-- begin --
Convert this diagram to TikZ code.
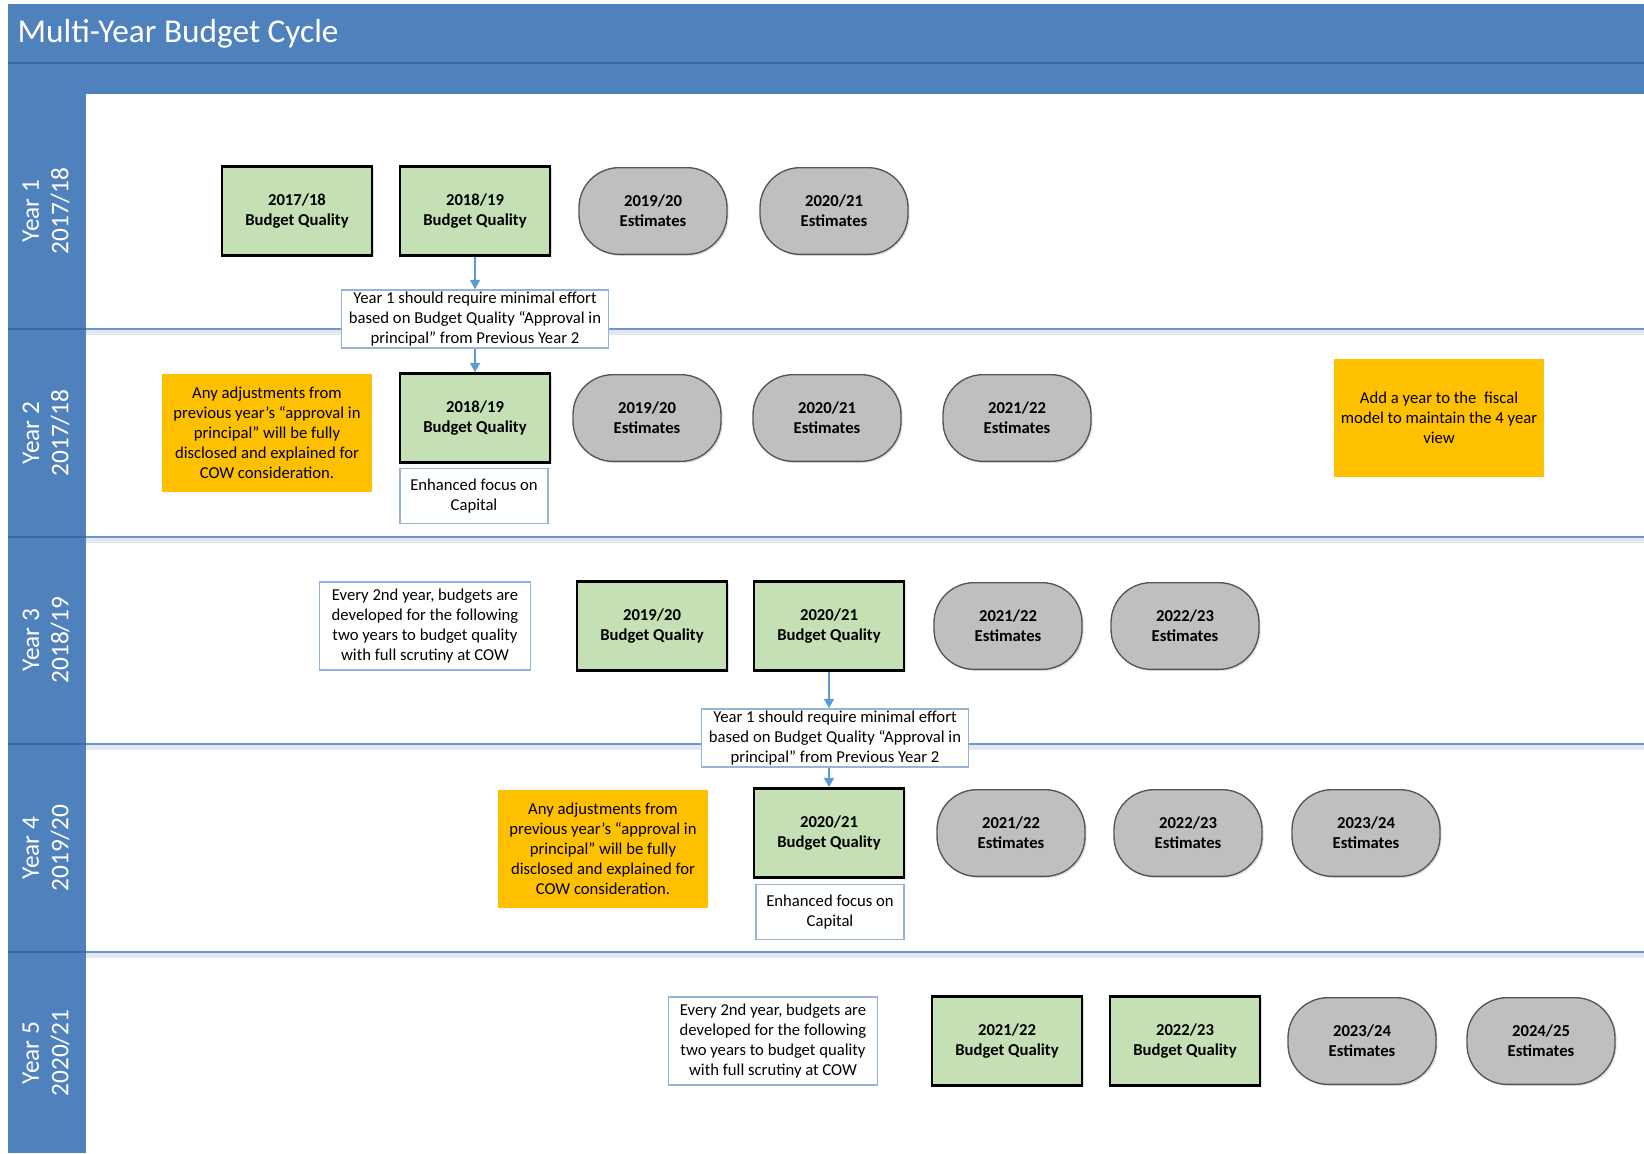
\documentclass[tikz,border=0pt]{standalone}
\usepackage{fontspec}
\setmainfont{Carlito}
\usetikzlibrary{arrows.meta,shadows}
\definecolor{hdr}{RGB}{79,129,189}
\definecolor{hdrline}{RGB}{62,104,156}
\definecolor{laneline}{RGB}{110,152,204}
\definecolor{lanesh}{RGB}{225,232,242}
\definecolor{bqfill}{RGB}{197,224,180}
\definecolor{estfill}{RGB}{191,191,191}
\definecolor{estdraw}{RGB}{85,85,85}
\definecolor{orng}{RGB}{255,192,0}
\definecolor{noteline}{RGB}{150,180,217}
\definecolor{arrowc}{RGB}{91,155,213}
\tikzset{
  bq/.style={draw=black, line width=2.2pt, fill=bqfill, minimum width=112.5pt, minimum height=66.5pt,
    align=center, font=\fontsize{12.5}{15}\selectfont\bfseries, inner sep=2pt,
    drop shadow={shadow xshift=1.2pt, shadow yshift=-1.2pt, opacity=0.25}},
  est/.style={draw=estdraw, line width=1pt, fill=estfill, minimum width=111pt, minimum height=65pt,
    rounded corners=30pt, align=center, font=\fontsize{12.5}{15}\selectfont\bfseries, inner sep=2pt,
    drop shadow={shadow xshift=1.2pt, shadow yshift=-1.2pt, opacity=0.25}},
  note/.style={draw=noteline, line width=1pt, fill=white, align=center,
    font=\fontsize{12.5}{15}\selectfont, inner sep=1.5pt},
  orangebox/.style={fill=orng, align=center, font=\fontsize{12.5}{15}\selectfont,
    minimum width=157pt, minimum height=89pt, inner sep=2pt},
  lanelbl/.style={text=white, align=center, font=\fontsize{19}{22}\selectfont, rotate=90},
  arr/.style={draw=arrowc, line width=1.1pt, -{Triangle[width=7.5pt,length=7pt]}},
}
\begin{document}
\begin{tikzpicture}[x=0.75pt,y=-0.75pt]
\useasboundingbox (0,0) rectangle (1644,1153);
\fill[white] (0,0) rectangle (1644,1153);
% header
\fill[hdr] (8,4) rectangle (1644,94);
\draw[hdrline, line width=1.5pt] (8,63) -- (1644,63);
\node[anchor=base west, text=white, font=\fontsize{25}{30}\selectfont] (title) at (13,42) {Multi-Year Budget Cycle};
% lane column
\fill[hdr] (8,94) rectangle (86,1153);
% lane separators
\foreach \yy in {329,537,744,952}{
  \fill[lanesh] (86,\yy) rectangle (1644,\yy+6);
  \draw[laneline, line width=1.4pt] (86,\yy) -- (1644,\yy);
  \draw[hdrline, line width=1pt] (8,\yy) -- (86,\yy);
}
\node[lanelbl] (l1) at (46,211) {Year 1\\2017/18};
\node[lanelbl] (l2) at (46,433) {Year 2\\2017/18};
\node[lanelbl] (l3) at (46,640) {Year 3\\2018/19};
\node[lanelbl] (l4) at (46,848) {Year 4\\2019/20};
\node[lanelbl] (l5) at (46,1053) {Year 5\\2020/21};

% Lane 1
\node[bq] (a1) at (297,211) {2017/18\\Budget Quality};
\node[bq] (a2) at (475,211) {2018/19\\Budget Quality};
\node[est] (a3) at (653,211) {2019/20\\Estimates};
\node[est] (a4) at (834,211) {2020/21\\Estimates};
\node[note, minimum width=200pt, minimum height=43.5pt] (n1) at (475,319)
  {Year 1 should require minimal effort\\based on Budget Quality “Approval in\\principal” from Previous Year 2};

% Lane 2
\node[orangebox] (o2) at (267,433) {Any adjustments from\\previous year’s “approval in\\principal” will be fully\\disclosed and explained for\\COW consideration.};
\node[bq] (b1) at (475,418) {2018/19\\Budget Quality};
\node[note, minimum width=111pt, minimum height=41pt] (e2) at (474,496) {Enhanced focus on\\Capital};
\node[est] (b2) at (647,418) {2019/20\\Estimates};
\node[est] (b3) at (827,418) {2020/21\\Estimates};
\node[est] (b4) at (1017,418) {2021/22\\Estimates};
\node[orangebox, minimum width=157.5pt, minimum height=88.5pt] (o2r) at (1439,418) {Add a year to the \ fiscal\\model to maintain the 4 year\\view};

% Lane 3
\node[note, minimum width=158pt, minimum height=66pt] (n3) at (425,626) {Every 2nd year, budgets are\\developed for the following\\two years to budget quality\\with full scrutiny at COW};
\node[bq] (c1) at (652,626) {2019/20\\Budget Quality};
\node[bq] (c2) at (829,626) {2020/21\\Budget Quality};
\node[est] (c3) at (1008,626) {2021/22\\Estimates};
\node[est] (c4) at (1185,626) {2022/23\\Estimates};
\node[note, minimum width=200pt, minimum height=43.5pt] (n3b) at (835,738)
  {Year 1 should require minimal effort\\based on Budget Quality “Approval in\\principal” from Previous Year 2};

% Lane 4
\node[orangebox] (o4) at (603,849) {Any adjustments from\\previous year’s “approval in\\principal” will be fully\\disclosed and explained for\\COW consideration.};
\node[bq] (d1) at (829,833) {2020/21\\Budget Quality};
\node[note, minimum width=111pt, minimum height=41pt] (e4) at (830,912) {Enhanced focus on\\Capital};
\node[est] (d2) at (1011,833) {2021/22\\Estimates};
\node[est] (d3) at (1188,833) {2022/23\\Estimates};
\node[est] (d4) at (1366,833) {2023/24\\Estimates};

% Lane 5
\node[note, minimum width=157pt, minimum height=66pt] (n5) at (773,1041) {Every 2nd year, budgets are\\developed for the following\\two years to budget quality\\with full scrutiny at COW};
\node[bq] (f1) at (1007,1041) {2021/22\\Budget Quality};
\node[bq] (f2) at (1185,1041) {2022/23\\Budget Quality};
\node[est] (f3) at (1362,1041) {2023/24\\Estimates};
\node[est] (f4) at (1541,1041) {2024/25\\Estimates};

% connectors
\draw[arr] (a2.south) -- (a2.south |- n1.north);
\draw[arr] (b1.north |- n1.south) -- (b1.north);
\draw[arr] (c2.south) -- (c2.south |- n3b.north);
\draw[arr] (d1.north |- n3b.south) -- (d1.north);
\end{tikzpicture}
\end{document}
-- end --
Your task is to repeat the material above exactly, without its pictures.

## OUTPUT OF THE EXERCISE
Convert this diagram to TikZ code.
\documentclass[tikz,border=0pt]{standalone}
\usepackage{fontspec}
\setmainfont{Carlito}
\usetikzlibrary{arrows.meta,shadows}
\definecolor{hdr}{RGB}{79,129,189}
\definecolor{hdrline}{RGB}{62,104,156}
\definecolor{laneline}{RGB}{110,152,204}
\definecolor{lanesh}{RGB}{225,232,242}
\definecolor{bqfill}{RGB}{197,224,180}
\definecolor{estfill}{RGB}{191,191,191}
\definecolor{estdraw}{RGB}{85,85,85}
\definecolor{orng}{RGB}{255,192,0}
\definecolor{noteline}{RGB}{150,180,217}
\definecolor{arrowc}{RGB}{91,155,213}
\tikzset{
  bq/.style={draw=black, line width=2.2pt, fill=bqfill, minimum width=112.5pt, minimum height=66.5pt,
    align=center, font=\fontsize{12.5}{15}\selectfont\bfseries, inner sep=2pt,
    drop shadow={shadow xshift=1.2pt, shadow yshift=-1.2pt, opacity=0.25}},
  est/.style={draw=estdraw, line width=1pt, fill=estfill, minimum width=111pt, minimum height=65pt,
    rounded corners=30pt, align=center, font=\fontsize{12.5}{15}\selectfont\bfseries, inner sep=2pt,
    drop shadow={shadow xshift=1.2pt, shadow yshift=-1.2pt, opacity=0.25}},
  note/.style={draw=noteline, line width=1pt, fill=white, align=center,
    font=\fontsize{12.5}{15}\selectfont, inner sep=1.5pt},
  orangebox/.style={fill=orng, align=center, font=\fontsize{12.5}{15}\selectfont,
    minimum width=157pt, minimum height=89pt, inner sep=2pt},
  lanelbl/.style={text=white, align=center, font=\fontsize{19}{22}\selectfont, rotate=90},
  arr/.style={draw=arrowc, line width=1.1pt, -{Triangle[width=7.5pt,length=7pt]}},
}
\begin{document}
\begin{tikzpicture}[x=0.75pt,y=-0.75pt]
\useasboundingbox (0,0) rectangle (1644,1153);
\fill[white] (0,0) rectangle (1644,1153);
% header
\fill[hdr] (8,4) rectangle (1644,94);
\draw[hdrline, line width=1.5pt] (8,63) -- (1644,63);
\node[anchor=base west, text=white, font=\fontsize{25}{30}\selectfont] (title) at (13,42) {Multi-Year Budget Cycle};
% lane column
\fill[hdr] (8,94) rectangle (86,1153);
% lane separators
\foreach \yy in {329,537,744,952}{
  \fill[lanesh] (86,\yy) rectangle (1644,\yy+6);
  \draw[laneline, line width=1.4pt] (86,\yy) -- (1644,\yy);
  \draw[hdrline, line width=1pt] (8,\yy) -- (86,\yy);
}
\node[lanelbl] (l1) at (46,211) {Year 1\\2017/18};
\node[lanelbl] (l2) at (46,433) {Year 2\\2017/18};
\node[lanelbl] (l3) at (46,640) {Year 3\\2018/19};
\node[lanelbl] (l4) at (46,848) {Year 4\\2019/20};
\node[lanelbl] (l5) at (46,1053) {Year 5\\2020/21};

% Lane 1
\node[bq] (a1) at (297,211) {2017/18\\Budget Quality};
\node[bq] (a2) at (475,211) {2018/19\\Budget Quality};
\node[est] (a3) at (653,211) {2019/20\\Estimates};
\node[est] (a4) at (834,211) {2020/21\\Estimates};
\node[note, minimum width=200pt, minimum height=43.5pt] (n1) at (475,319)
  {Year 1 should require minimal effort\\based on Budget Quality “Approval in\\principal” from Previous Year 2};

% Lane 2
\node[orangebox] (o2) at (267,433) {Any adjustments from\\previous year’s “approval in\\principal” will be fully\\disclosed and explained for\\COW consideration.};
\node[bq] (b1) at (475,418) {2018/19\\Budget Quality};
\node[note, minimum width=111pt, minimum height=41pt] (e2) at (474,496) {Enhanced focus on\\Capital};
\node[est] (b2) at (647,418) {2019/20\\Estimates};
\node[est] (b3) at (827,418) {2020/21\\Estimates};
\node[est] (b4) at (1017,418) {2021/22\\Estimates};
\node[orangebox, minimum width=157.5pt, minimum height=88.5pt] (o2r) at (1439,418) {Add a year to the \ fiscal\\model to maintain the 4 year\\view};

% Lane 3
\node[note, minimum width=158pt, minimum height=66pt] (n3) at (425,626) {Every 2nd year, budgets are\\developed for the following\\two years to budget quality\\with full scrutiny at COW};
\node[bq] (c1) at (652,626) {2019/20\\Budget Quality};
\node[bq] (c2) at (829,626) {2020/21\\Budget Quality};
\node[est] (c3) at (1008,626) {2021/22\\Estimates};
\node[est] (c4) at (1185,626) {2022/23\\Estimates};
\node[note, minimum width=200pt, minimum height=43.5pt] (n3b) at (835,738)
  {Year 1 should require minimal effort\\based on Budget Quality “Approval in\\principal” from Previous Year 2};

% Lane 4
\node[orangebox] (o4) at (603,849) {Any adjustments from\\previous year’s “approval in\\principal” will be fully\\disclosed and explained for\\COW consideration.};
\node[bq] (d1) at (829,833) {2020/21\\Budget Quality};
\node[note, minimum width=111pt, minimum height=41pt] (e4) at (830,912) {Enhanced focus on\\Capital};
\node[est] (d2) at (1011,833) {2021/22\\Estimates};
\node[est] (d3) at (1188,833) {2022/23\\Estimates};
\node[est] (d4) at (1366,833) {2023/24\\Estimates};

% Lane 5
\node[note, minimum width=157pt, minimum height=66pt] (n5) at (773,1041) {Every 2nd year, budgets are\\developed for the following\\two years to budget quality\\with full scrutiny at COW};
\node[bq] (f1) at (1007,1041) {2021/22\\Budget Quality};
\node[bq] (f2) at (1185,1041) {2022/23\\Budget Quality};
\node[est] (f3) at (1362,1041) {2023/24\\Estimates};
\node[est] (f4) at (1541,1041) {2024/25\\Estimates};

% connectors
\draw[arr] (a2.south) -- (a2.south |- n1.north);
\draw[arr] (b1.north |- n1.south) -- (b1.north);
\draw[arr] (c2.south) -- (c2.south |- n3b.north);
\draw[arr] (d1.north |- n3b.south) -- (d1.north);
\end{tikzpicture}
\end{document}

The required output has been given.